Political Science Department Registers Student Voters

Courtesy of Wikimedia Commons

Courtesy of Wikimedia Commons

Geoff Diver

Sept. 24, 2019 was National Voter Registration Day. Millikin’s political science department volunteered to register students to vote until 5:00 that evening.  

The event was organized by political science professor Dr. Laura Dean. Dean asked students form her department to work tables in the University Commons. Students, along with Dean, acted as registrars for Macon county. 

“It is important for students to vote because this is a large voter block that never really participates in the voting process but likes to air their grievances about the results,” Jasmin Coronel, a political science major, said.  

To be an official registrar, one must live in the county that they wish to register citizens in, and they must be registered to vote in that county. 

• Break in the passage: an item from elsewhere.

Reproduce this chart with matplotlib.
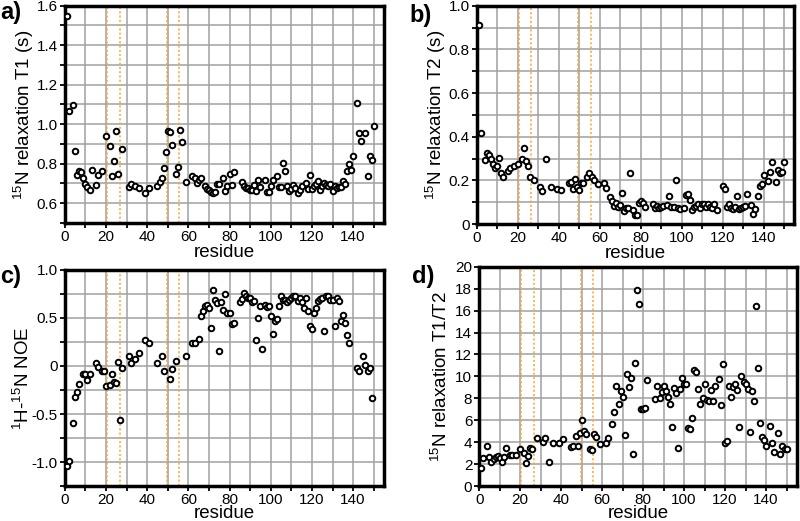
import matplotlib
matplotlib.use("Agg")
import matplotlib.pyplot as plt
from matplotlib.ticker import MultipleLocator, FuncFormatter

plt.rcParams['font.family'] = ['Liberation Sans', 'DejaVu Sans']
plt.rcParams['mathtext.fontset'] = 'custom'
plt.rcParams['mathtext.rm'] = 'Liberation Sans'
plt.rcParams['mathtext.default'] = 'regular'

# residuos de los bordes de dominio (lineas naranjas)
limites = [20.6, 26.6, 49.6, 55.6]

# a) T1
res_t1 = [1, 2, 4, 5, 6, 7, 8, 9, 10, 11,
          12, 13, 15, 16, 18, 20, 22, 23, 24, 25,
          26, 28, 31, 32, 34, 36, 39, 41, 45, 46,
          47, 48, 49, 50, 51, 52, 54, 55, 56, 57,
          59, 62, 63, 64, 65, 66, 68, 69, 70, 71,
          72, 73, 74, 75, 77, 78, 79, 80, 81, 82,
          86, 87, 88, 89, 90, 91, 92, 93, 94, 95,
          97, 98, 99, 100, 101, 103, 104, 105, 106, 107,
          108, 109, 110, 111, 112, 113, 114, 115, 117, 118,
          119, 120, 121, 122, 123, 124, 125, 126, 127, 128,
          129, 130, 131, 132, 133, 134, 135, 136, 137, 138,
          139, 140, 142, 143, 144, 146, 147, 148, 149, 150]
t1 = [1.55, 1.066, 1.095, 0.866, 0.744, 0.761, 0.756, 0.727, 0.697, 0.683,
      0.666, 0.77, 0.693, 0.744, 0.764, 0.942, 0.891, 0.739, 0.815, 0.967,
      0.747, 0.875, 0.68, 0.697, 0.688, 0.676, 0.651, 0.676, 0.685, 0.705,
      0.727, 0.776, 0.858, 0.964, 0.961, 0.893, 0.747, 0.786, 0.973, 0.908,
      0.71, 0.736, 0.73, 0.702, 0.719, 0.73, 0.686, 0.673, 0.665, 0.656,
      0.651, 0.657, 0.697, 0.698, 0.727, 0.664, 0.688, 0.749, 0.693, 0.759,
      0.705, 0.685, 0.676, 0.676, 0.668, 0.668, 0.693, 0.663, 0.719, 0.68,
      0.719, 0.658, 0.659, 0.685, 0.717, 0.736, 0.681, 0.681, 0.803, 0.761,
      0.688, 0.663, 0.671, 0.693, 0.675, 0.654, 0.668, 0.685, 0.702, 0.671,
      0.741, 0.671, 0.685, 0.697, 0.715, 0.668, 0.688, 0.702, 0.693, 0.685,
      0.698, 0.664, 0.685, 0.676, 0.681, 0.68, 0.713, 0.697, 0.761, 0.798,
      0.769, 0.837, 1.105, 0.956, 0.915, 0.956, 0.739, 0.84, 0.82, 0.993]

# b) T2
res_t2 = [1, 2, 4, 5, 6, 7, 8, 9, 10, 11,
          12, 13, 15, 16, 18, 20, 22, 23, 24, 25,
          26, 28, 31, 32, 34, 36, 39, 41, 45, 46,
          47, 48, 49, 50, 51, 52, 54, 55, 56, 57,
          59, 62, 63, 65, 66, 67, 68, 69, 70, 71,
          72, 73, 74, 75, 76, 77, 78, 79, 80, 81,
          82, 86, 87, 88, 89, 90, 91, 93, 94, 95,
          96, 97, 98, 99, 101, 102, 103, 104, 105, 106,
          107, 108, 109, 110, 111, 112, 113, 114, 115, 116,
          117, 120, 121, 122, 123, 124, 125, 126, 127, 128,
          129, 130, 131, 132, 134, 135, 136, 137, 138, 139,
          140, 142, 143, 144, 146, 147, 148, 149, 150]
t2 = [0.91, 0.418, 0.293, 0.327, 0.316, 0.298, 0.273, 0.258, 0.267, 0.301,
      0.235, 0.217, 0.244, 0.258, 0.267, 0.273, 0.298, 0.347, 0.289, 0.267,
      0.214, 0.202, 0.168, 0.153, 0.298, 0.171, 0.160, 0.156, 0.186, 0.194,
      0.159, 0.205, 0.171, 0.156, 0.189, 0.189, 0.217, 0.235, 0.214, 0.202,
      0.183, 0.186, 0.163, 0.122, 0.105, 0.084, 0.095, 0.079, 0.087, 0.140,
      0.061, 0.072, 0.072, 0.232, 0.064, 0.041, 0.041, 0.098, 0.105, 0.095,
      0.079, 0.092, 0.072, 0.082, 0.072, 0.076, 0.082, 0.087, 0.130, 0.079,
      0.079, 0.202, 0.072, 0.067, 0.075, 0.133, 0.137, 0.110, 0.064, 0.076,
      0.082, 0.092, 0.072, 0.092, 0.092, 0.079, 0.092, 0.079, 0.072, 0.092,
      0.064, 0.176, 0.160, 0.076, 0.092, 0.072, 0.067, 0.079, 0.130, 0.067,
      0.072, 0.079, 0.082, 0.136, 0.087, 0.046, 0.067, 0.130, 0.176, 0.183,
      0.224, 0.198, 0.237, 0.285, 0.194, 0.247, 0.232, 0.240, 0.285]

# c) NOE
res_noe = [1, 2, 4, 5, 6, 7, 9, 10, 11, 12,
           15, 16, 18, 19, 20, 22, 23, 24, 25, 26,
           27, 28, 31, 32, 34, 36, 39, 41, 45, 47,
           48, 51, 52, 54, 59, 62, 63, 65, 66, 67,
           68, 69, 70, 71, 72, 73, 74, 75, 76, 77,
           78, 79, 80, 81, 82, 85, 86, 87, 88, 89,
           90, 91, 92, 93, 94, 95, 96, 97, 98, 99,
           100, 101, 102, 103, 104, 105, 106, 107, 108, 109,
           110, 111, 112, 113, 114, 115, 116, 117, 118, 119,
           120, 121, 122, 123, 124, 125, 126, 127, 128, 129,
           130, 131, 132, 133, 134, 135, 136, 137, 138, 142,
           143, 145, 146, 147, 148, 149]
noe = [-1.038, -0.986, -0.594, -0.328, -0.272, -0.189, -0.081, -0.081, -0.151, -0.085,
       0.029, -0.012, -0.050, -0.057, -0.213, -0.199, -0.088, -0.168, -0.182, 0.040,
       -0.567, -0.026, 0.106, 0.033, 0.075, 0.133, 0.272, 0.244, 0.029, 0.106,
       -0.050, -0.137, -0.033, 0.050, 0.106, 0.238, 0.238, 0.279, 0.515, 0.567,
       0.629, 0.636, 0.608, 0.390, 0.792, 0.688, 0.653, 0.161, 0.664, 0.584,
       0.747, 0.549, 0.556, 0.432, 0.445, 0.664, 0.698, 0.757, 0.723, 0.712,
       0.705, 0.664, 0.681, 0.272, 0.504, 0.619, 0.179, 0.636, 0.612, 0.619,
       0.515, 0.331, 0.463, 0.490, 0.619, 0.723, 0.688, 0.688, 0.664, 0.688,
       0.712, 0.723, 0.723, 0.681, 0.712, 0.664, 0.601, 0.705, 0.574, 0.418,
       0.383, 0.549, 0.608, 0.671, 0.698, 0.705, 0.359, 0.723, 0.723, 0.688,
       0.688, 0.418, 0.712, 0.671, 0.470, 0.532, 0.452, 0.321, 0.237, -0.016,
       -0.057, 0.106, 0.012, -0.057, -0.022, -0.334]

# d) T1/T2
res_ratio = [1, 2, 4, 5, 6, 7, 8, 9, 10, 11,
             12, 13, 15, 16, 18, 20, 22, 23, 24, 25,
             26, 28, 31, 32, 34, 36, 39, 41, 45, 46,
             47, 48, 49, 50, 51, 52, 54, 55, 56, 57,
             59, 62, 63, 65, 66, 67, 68, 69, 70, 71,
             72, 73, 74, 75, 76, 77, 78, 79, 80, 81,
             82, 86, 87, 88, 89, 90, 91, 92, 93, 94,
             95, 96, 97, 98, 99, 100, 101, 102, 103, 104,
             105, 106, 107, 108, 109, 110, 111, 112, 113, 114,
             115, 117, 118, 119, 120, 121, 122, 123, 124, 125,
             126, 127, 128, 129, 130, 131, 132, 133, 134, 135,
             136, 137, 138, 139, 140, 142, 143, 144, 146, 147,
             148, 149, 150]
ratio = [1.65, 2.55, 3.68, 2.61, 2.22, 2.46, 2.61, 2.74, 2.52, 2.22,
         2.67, 3.50, 2.83, 2.83, 2.83, 3.37, 2.98, 2.07, 2.74, 3.50,
         3.37, 4.35, 3.98, 4.41, 2.22, 3.89, 3.95, 4.29, 3.59, 3.65,
         4.56, 3.68, 4.86, 6.02, 5.02, 4.71, 3.34, 3.28, 4.71, 4.50,
         3.83, 3.89, 4.35, 5.62, 6.72, 9.12, 7.48, 8.66, 8.15, 4.65,
         10.21, 9.00, 9.82, 2.92, 11.19, 17.87, 16.57, 7.02, 7.02, 7.14,
         9.67, 7.93, 9.15, 7.99, 8.60, 9.12, 8.69, 8.15, 7.48, 5.35,
         8.97, 8.45, 3.43, 8.81, 9.85, 9.30, 9.30, 5.26, 5.17, 6.23,
         10.58, 10.43, 8.84, 7.51, 7.99, 9.30, 7.84, 7.78, 8.75, 7.75,
         9.12, 9.76, 7.42, 11.12, 3.89, 4.13, 9.15, 8.09, 9.00, 9.27,
         8.75, 5.35, 10.06, 9.45, 9.27, 8.81, 4.89, 8.66, 7.75, 16.44,
         10.73, 5.71, 4.44, 4.19, 3.65, 5.47, 3.95, 3.13, 4.80, 2.92,
         3.68, 3.37, 3.37]


def etiqueta(v, pos):
    if abs(v) < 1e-9:
        return '0'
    if abs(v - round(v)) < 1e-9 and abs(v) >= 2:
        return '%d' % round(v)
    return '%.1f' % v


def panel(ax, res, vals, ylim, mayor, menor, ylabel, labx, laby):
    ax.set_axisbelow(True)
    ax.grid(which='both', color='#a0a0a0', lw=1.1)
    for x in limites:
        ax.axvline(x, color='#f8a838', lw=1.1, ls=(0, (1.4, 1.4)), zorder=1.5)
    ax.plot(res, vals, 'o', ms=4.0, mfc='white', mec='black', mew=1.4, zorder=3)
    ax.set_xlim(0, 155)
    ax.set_ylim(*ylim)
    ax.xaxis.set_major_locator(MultipleLocator(20))
    ax.xaxis.set_minor_locator(MultipleLocator(10))
    ax.yaxis.set_major_locator(MultipleLocator(mayor))
    ax.yaxis.set_minor_locator(MultipleLocator(menor))
    ax.yaxis.set_major_formatter(FuncFormatter(etiqueta))
    ax.tick_params(which='both', direction='out', length=3.5, width=1.3,
                   labelsize=11, color='black', pad=1.5)
    for s in ax.spines.values():
        s.set_linewidth(2.5)
    ax.set_ylabel(ylabel, fontsize=13.5)
    ax.yaxis.set_label_coords(labx, 0.5)
    ax.set_xlabel('residue', fontsize=13.5)
    ax.xaxis.set_label_coords(0.5, laby)


fig = plt.figure(figsize=(8, 5.21), dpi=100)

ax_a = fig.add_axes([0.081, 0.572, 0.399, 0.417])
panel(ax_a, res_t1, t1, (0.5, 1.6), 0.2, 0.1,
      '$^{15}$N relaxation T1 (s)', -0.09, -0.095)

ax_b = fig.add_axes([0.596, 0.570, 0.397, 0.419])
panel(ax_b, res_t2, t2, (0, 1.0), 0.2, 0.1,
      '$^{15}$N relaxation T2 (s)', -0.09, -0.095)

ax_c = fig.add_axes([0.081, 0.067, 0.399, 0.415])
panel(ax_c, res_noe, noe, (-1.25, 1.0), 0.5, 0.25,
      '$^{1}$H-$^{15}$N NOE', -0.10, -0.087)

ax_d = fig.add_axes([0.599, 0.067, 0.397, 0.421])
panel(ax_d, res_ratio, ratio, (0, 20), 2, 2,
      '$^{15}$N relaxation T1/T2', -0.09, -0.087)

# letras de los paneles
fig.text(0.0, 0.998, 'a)', fontsize=17, weight='bold', va='top')
fig.text(0.512, 0.993, 'b)', fontsize=17, weight='bold', va='top')
fig.text(0.0, 0.492, 'c)', fontsize=17, weight='bold', va='top')
fig.text(0.515, 0.492, 'd)', fontsize=17, weight='bold', va='top')

fig.savefig('out.png', dpi=100)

Macon County Clerk Josh Tanner attended a previous political science event on campus called Political Café. Political Café allowed political science students to meet for coffee and discuss politics in an informal setting. During the Political Café, Tanner and his staff swore in several students as official registrars of Macon county, allowing them to register Macon county citizens to vote.  

Table workers not only registered students but also provided them with information on where to vote online and how to register in their hometown. They informed students about absentee ballots, which is a way for citizens of Illinois to vote via mail come election time.  

Students could also learn about early voting, which allows registered voters to vote before Election Day. Early voting allows students to plan ahead and do their civic duty, especially if their Tuesdays are often busy. Anyone interested in early voting must do so at the Macon County Office Building at 141 S. Main Decatur.  

The voter registration event was an overall success, and the political science department registered 53 students. Unfortunately, that is less than 3% of Millikin’s student body.  

Coronel said that she thinks a lot of students do not vote because it is inconvenient.

“You may have to mail in your ballot because you don’t live in state, or the [polling] location is too far, or you have class,” Coronel said. 

Several students told registrars they had already registered to vote or that they planned to register in their hometown.  

Many students who passed by the table expressed their reasons for not voting. One student even claimed to be an anarchist and provided his opinion on why he does not vote.  

Coronel said that the opinions of students who do not vote are “still valid, but they lose a bit of credibility.”  

There is still plenty of time to register before Election Day. Students that fail to register before Election Day can still do same-day voter registration. Illinois is one of several states to implement same-day voter registration. This allows people to register to vote on Election Day before they cast their ballot. However, Tanner does not recommend waiting until then because the lines are typically long, and you will have to wait to register before voting.

Anyone interested in registering themselves online should visit https://ova.elections.il.gov/. If you are unaware of your registration status, you can check it at this same website.  

The political science department plans to hold another event in the spring to register voters. The department also plans to drive students to their respective polling places on Election Day.  

Getting involved in the electoral process is especially hard for college students because they are often juggling school, work, and other extracurricular activities. By registering students and driving them to polling places, the political science department has made it easier for students to voice their views in government.